雖然說小時候的母親他們的成長過程沒有族服,但二姨媽她現在有一套她自己改良過像旗袍的族服,是外面請人做的,因為之前出遊的時候她有穿過,當時還記得母親也吵著要穿那一件,這讓我印象深刻,所以我馬上打電話回家向母親問道:「媽,妳有族服嗎?」「沒有啊,怎樣?要幹嘛?」電話那頭馬上給我了絕望的答案,我和母親講明來意後,她才說:「喔……,結業式要用噢,妳大姨媽那裡好像有,然後妳二姨媽那裏好像也有改良過的,我再幫妳問問看。」然後我隨口問了問:「那為什麼妳沒有族服啊?」母親只淡淡地答道:「我們以前哪可以參加什麼節慶啊。
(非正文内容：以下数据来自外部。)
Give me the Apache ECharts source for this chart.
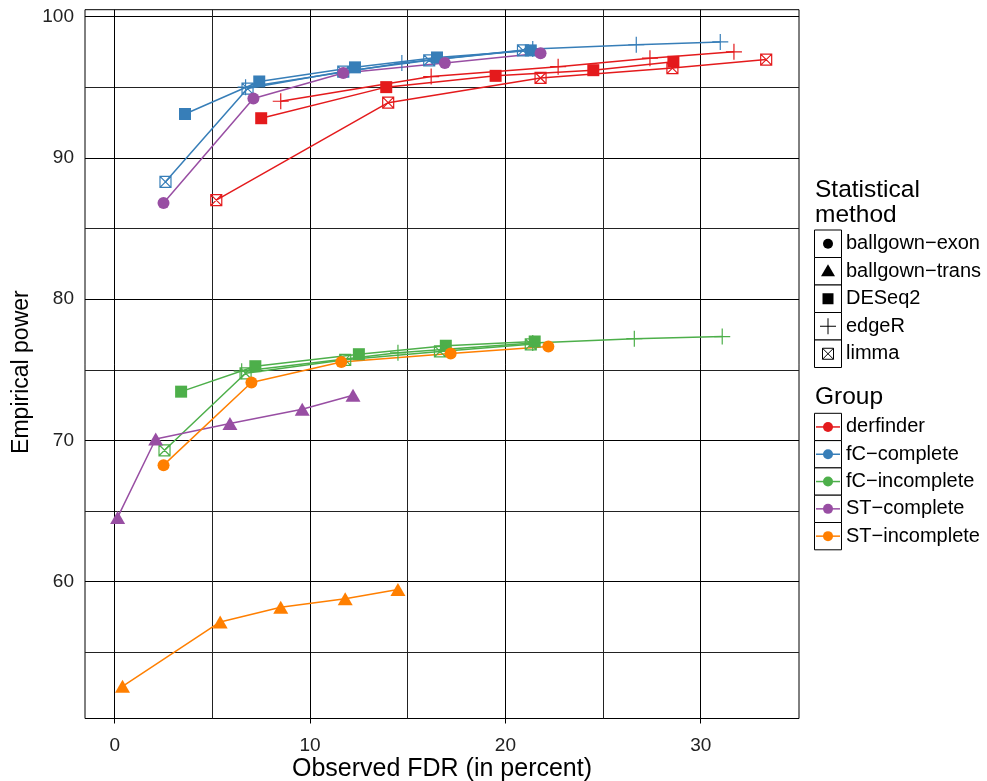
<!DOCTYPE html>
<html><head><meta charset="utf-8">
<script src="https://cdn.jsdelivr.net/npm/echarts@6/dist/echarts.min.js"></script>
<style>html,body{margin:0;padding:0;background:#fff}#c{width:987px;height:781px}</style>
</head><body><div id="c"></div>
<script>
const groups = ['derfinder','fC\u2212complete','fC\u2212incomplete','ST\u2212complete','ST\u2212incomplete'];
const groupColors = ['#E41A1C','#377EB8','#4DAF4A','#984EA3','#FF7F00'];
const methods = ['ballgown\u2212exon','ballgown\u2212trans','DESeq2','edgeR','limma'];
const xTicks = [0,10,20,30];
const xMinorTicks = [5,15,25];
const yTicks = [60,70,80,90,100];
const yMinorTicks = [55,65,75,85,95];

// [observed FDR (%), empirical power (%)]
const derfinderDESeq2   = [[7.5,92.8],[13.9,95.0],[19.5,95.8],[24.5,96.2],[28.6,96.8]];
const derfinderEdgeR    = [[8.5,94.0],[16.2,95.75],[22.7,96.45],[27.4,97.05],[31.7,97.5]];
const derfinderLimma    = [[5.2,87.0],[14.0,93.9],[21.8,95.65],[28.55,96.35],[33.35,96.95]];
const fcCompleteDESeq2  = [[3.6,93.1],[7.4,95.4],[12.3,96.4],[16.5,97.1],[21.3,97.6]];
const fcCompleteEdgeR   = [[6.7,95.0],[14.7,96.7],[21.4,97.7],[26.7,98.0],[31.0,98.2]];
const fcCompleteLimma   = [[2.6,88.3],[6.8,94.9],[11.7,96.1],[16.1,96.9],[20.9,97.6]];
const fcIncompleteDESeq2= [[3.4,73.45],[7.2,75.25],[12.5,76.1],[16.95,76.7],[21.5,77.0]];
const fcIncompleteEdgeR = [[6.5,74.9],[14.5,76.2],[21.4,76.9],[26.6,77.2],[31.1,77.35]];
const fcIncompleteLimma = [[2.55,69.3],[6.7,74.75],[11.8,75.7],[16.65,76.3],[21.3,76.8]];
const stCompleteExon    = [[2.5,86.8],[7.1,94.2],[11.7,96.0],[16.9,96.7],[21.8,97.4]];
const stCompleteTrans   = [[0.15,64.55],[2.1,70.1],[5.9,71.2],[9.6,72.2],[12.2,73.2]];
const stIncompleteExon  = [[2.5,68.25],[7.0,74.1],[11.6,75.55],[17.2,76.15],[22.2,76.65]];
const stIncompleteTrans = [[0.4,52.6],[5.4,57.15],[8.5,58.2],[11.8,58.8],[14.5,59.45]];

const combos = [
  [0,2,derfinderDESeq2],[0,3,derfinderEdgeR],[0,4,derfinderLimma],
  [1,2,fcCompleteDESeq2],[1,3,fcCompleteEdgeR],[1,4,fcCompleteLimma],
  [2,2,fcIncompleteDESeq2],[2,3,fcIncompleteEdgeR],[2,4,fcIncompleteLimma],
  [3,0,stCompleteExon],[3,1,stCompleteTrans],
  [4,0,stIncompleteExon],[4,1,stIncompleteTrans]
];

const FONT = '"Liberation Sans", Arial, Helvetica, sans-serif';
const symbolDefs = [
  {symbol:'circle', size:12, filled:true},
  {symbol:'triangle', size:[15,13], filled:true},
  {symbol:'rect', size:12, filled:true},
  {symbol:'path://M0,8L16,8M8,0L8,16', size:16, filled:false},
  {symbol:'path://M0,0L10,0L10,10L0,10ZM0,0L10,10M10,0L0,10', size:11, filled:false}
];

const series = combos.map(([gi, mi, data]) => {
  const col = groupColors[gi];
  const sd = symbolDefs[mi];
  return {
    name: groups[gi] + ' / ' + methods[mi],
    type: 'line',
    data: data,
    xAxisIndex: 0, yAxisIndex: 0,
    symbol: sd.symbol,
    symbolSize: sd.size,
    showSymbol: true,
    clip: false,
    lineStyle: {color: col, width: 1.5},
    itemStyle: sd.filled ? {color: col, borderWidth: 0} : {color: 'none', borderColor: col, borderWidth: 1.2},
    emphasis: {disabled: true},
    z: 3
  };
});

// Legend drawn as graphics
const graphic = [];
const KX = 814.5, KW = 27, KH = 27.5, SX = 828;
graphic.push({type:'text', x:815, y:190, style:{text:'Statistical', fontSize:24.5, fontFamily:FONT, fill:'#000', verticalAlign:'middle'}});
graphic.push({type:'text', x:815, y:215.5, style:{text:'method', fontSize:24.5, fontFamily:FONT, fill:'#000', verticalAlign:'middle'}});
methods.forEach((m, i) => {
  const top = 230 + i*KH, cy = top + KH/2;
  graphic.push({type:'rect', shape:{x:KX, y:top, width:KW, height:KH}, style:{fill:'#fff', stroke:'#000', lineWidth:1}});
  if (i === 0) graphic.push({type:'circle', shape:{cx:SX, cy:cy, r:5}, style:{fill:'#000'}});
  if (i === 1) graphic.push({type:'polygon', shape:{points:[[SX-7,cy+5],[SX+7,cy+5],[SX,cy-7]]}, style:{fill:'#000'}});
  if (i === 2) graphic.push({type:'rect', shape:{x:SX-5.5, y:cy-5.5, width:11, height:11}, style:{fill:'#000'}});
  if (i === 3) {
    graphic.push({type:'line', shape:{x1:SX-8, y1:cy, x2:SX+8, y2:cy}, style:{stroke:'#000', lineWidth:1}});
    graphic.push({type:'line', shape:{x1:SX, y1:cy-8, x2:SX, y2:cy+8}, style:{stroke:'#000', lineWidth:1}});
  }
  if (i === 4) {
    graphic.push({type:'rect', shape:{x:SX-5.5, y:cy-5.5, width:11, height:11}, style:{fill:'none', stroke:'#000', lineWidth:1}});
    graphic.push({type:'line', shape:{x1:SX-5.5, y1:cy-5.5, x2:SX+5.5, y2:cy+5.5}, style:{stroke:'#000', lineWidth:1}});
    graphic.push({type:'line', shape:{x1:SX+5.5, y1:cy-5.5, x2:SX-5.5, y2:cy+5.5}, style:{stroke:'#000', lineWidth:1}});
  }
  graphic.push({type:'text', x:846, y:cy, style:{text:m, fontSize:20, fontFamily:FONT, fill:'#000', verticalAlign:'middle'}});
});
graphic.push({type:'text', x:815, y:397.5, style:{text:'Group', fontSize:24.5, fontFamily:FONT, fill:'#000', verticalAlign:'middle'}});
const GKH = 27.3;
groups.forEach((gname, i) => {
  const top = 413.3 + i*GKH, cy = top + GKH/2;
  graphic.push({type:'rect', shape:{x:KX, y:top, width:KW, height:GKH}, style:{fill:'#fff', stroke:'#000', lineWidth:1}});
  graphic.push({type:'line', shape:{x1:KX+1.5, y1:cy, x2:KX+KW-1.5, y2:cy}, style:{stroke:groupColors[i], lineWidth:1.5}});
  graphic.push({type:'circle', shape:{cx:SX, cy:cy, r:5}, style:{fill:groupColors[i]}});
  graphic.push({type:'text', x:846, y:cy, style:{text:gname, fontSize:20, fontFamily:FONT, fill:'#000', verticalAlign:'middle'}});
});

const XMIN = -1.52, XMAX = 35.03, YMIN = 50.32, YMAX = 100.48;
const option = {
  animation: false,
  backgroundColor: '#fff',
  textStyle: {fontFamily: FONT},
  grid: {left:85, top:9.7, right:188, bottom:62.5, show:true, borderColor:'#000', borderWidth:1, containLabel:false, outerBoundsMode:'none'},
  xAxis: [
    {type:'value', min:XMIN, max:XMAX,
     axisLine:{show:false},
     axisTick:{show:true, customValues:xTicks, length:5, lineStyle:{color:'#000', width:1}},
     axisLabel:{customValues:xTicks, fontSize:19, color:'#222', margin:18, fontFamily:FONT},
     splitLine:{show:true, lineStyle:{color:'#000', width:1}},
     name:'Observed FDR (in percent)', nameLocation:'middle', nameGap:38, nameMoveOverlap:false,
     nameTextStyle:{fontSize:25, color:'#000', fontFamily:FONT}},
    {type:'value', min:XMIN, max:XMAX, position:'bottom',
     axisLine:{show:false},
     axisTick:{show:false, customValues:xMinorTicks},
     axisLabel:{show:false, customValues:xMinorTicks},
     splitLine:{show:true, lineStyle:{color:'#222', width:1}}}
  ],
  yAxis: [
    {type:'value', min:YMIN, max:YMAX,
     axisLine:{show:false},
     axisTick:{show:true, customValues:yTicks, length:5, lineStyle:{color:'#000', width:1}},
     axisLabel:{customValues:yTicks, fontSize:19, color:'#222', margin:11, fontFamily:FONT},
     splitLine:{show:true, lineStyle:{color:'#000', width:1}},
     name:'Empirical power', nameLocation:'middle', nameGap:52, nameRotate:90, nameMoveOverlap:false,
     nameTextStyle:{fontSize:23, color:'#000', fontFamily:FONT, padding:[0,16,0,0]}},
    {type:'value', min:YMIN, max:YMAX, position:'left',
     axisLine:{show:false},
     axisTick:{show:false, customValues:yMinorTicks},
     axisLabel:{show:false, customValues:yMinorTicks},
     splitLine:{show:true, lineStyle:{color:'#222', width:1}}}
  ],
  graphic: graphic,
  series: series
};
const chart = echarts.init(document.getElementById('c'), null, {renderer:'canvas'});
chart.setOption(option);
</script>
</body></html>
」隔天來電,母親很興奮的跟我報告說:「妳姨媽他們都好開心噢,連妳姨婆聽到妳要跟姨媽他們借族服也都超開心的,你都不知道我們家裡竟然有人對部落的東西感興趣,那對老人家來說是多大的消息!」說實話,我沒有想過會造成家中老人家們忙成一片,而寄來的包裹裡,是大姨媽傳統的服裝,甚至還有綁腿和自製項鍊的部分,由此可見,從大姨媽之後,家中就沒有族服的傳承了,另一套就是我所說的二姨媽改良式的族服旗袍,母親又好氣又好笑地說:「妳姨婆一直很難過說她忘記給妳寄少女的頭飾,說妳姨媽那頭飾太傳統太老太醜了!而且姨婆她本來要找她自己的族服給妳,可是姨媽他們已經先寄了,她一直在那邊給我哭欸!」聽到這段話我雖然一直笑,可我自己也快哭了,姨婆怎麼會這麼可愛?我真的沒有想到只是單單一件族服,竟然可以讓老人家們這麼開心,更重要的是,這對我來說也是老人家們對我自己本身的認同,當母親說:「妳姨媽他們還有妳姨婆要妳找時間趕快回山上,她們要自己縫製一件給妳喇!」我真的開心到哭出來,「天哪!我要有自己的族服了!」
所以,感謝這次的活動讓我對自己的族群認同更深刻,也讓老人家們對我的印象更有原住民孩子的影子,我自己也很清楚,村子裡的年輕人流失,文化這種東西蕩然無存,族服這具有象徵性的物件,也逐漸失去蹤跡,年輕人和小朋友追求科技、新鮮,很少人還對傳統抱持著熱忱,或是耐人尋味的神秘感,實際、現實才是主導這個世界的一切,古老的秘方、故事,就此開始塵封,原住民的孩子開始不知道自己是誰,自己擁有什麼,所以說實在,母親對我的影響很深,也許是因為沒有父親從小的陪伴,母親就像是大樹一樣是我們全家孩子的精神支柱,而她的堅強、她的勇敢,我想就是原住民的天性吧,也使得三個孩子最終沒有學壞、沒有走偏,反而更緊密、更愛彼此,也逐漸讓我對自己的身分產生確定感,老人家賜予我的族服,更象徵著我不變的信念。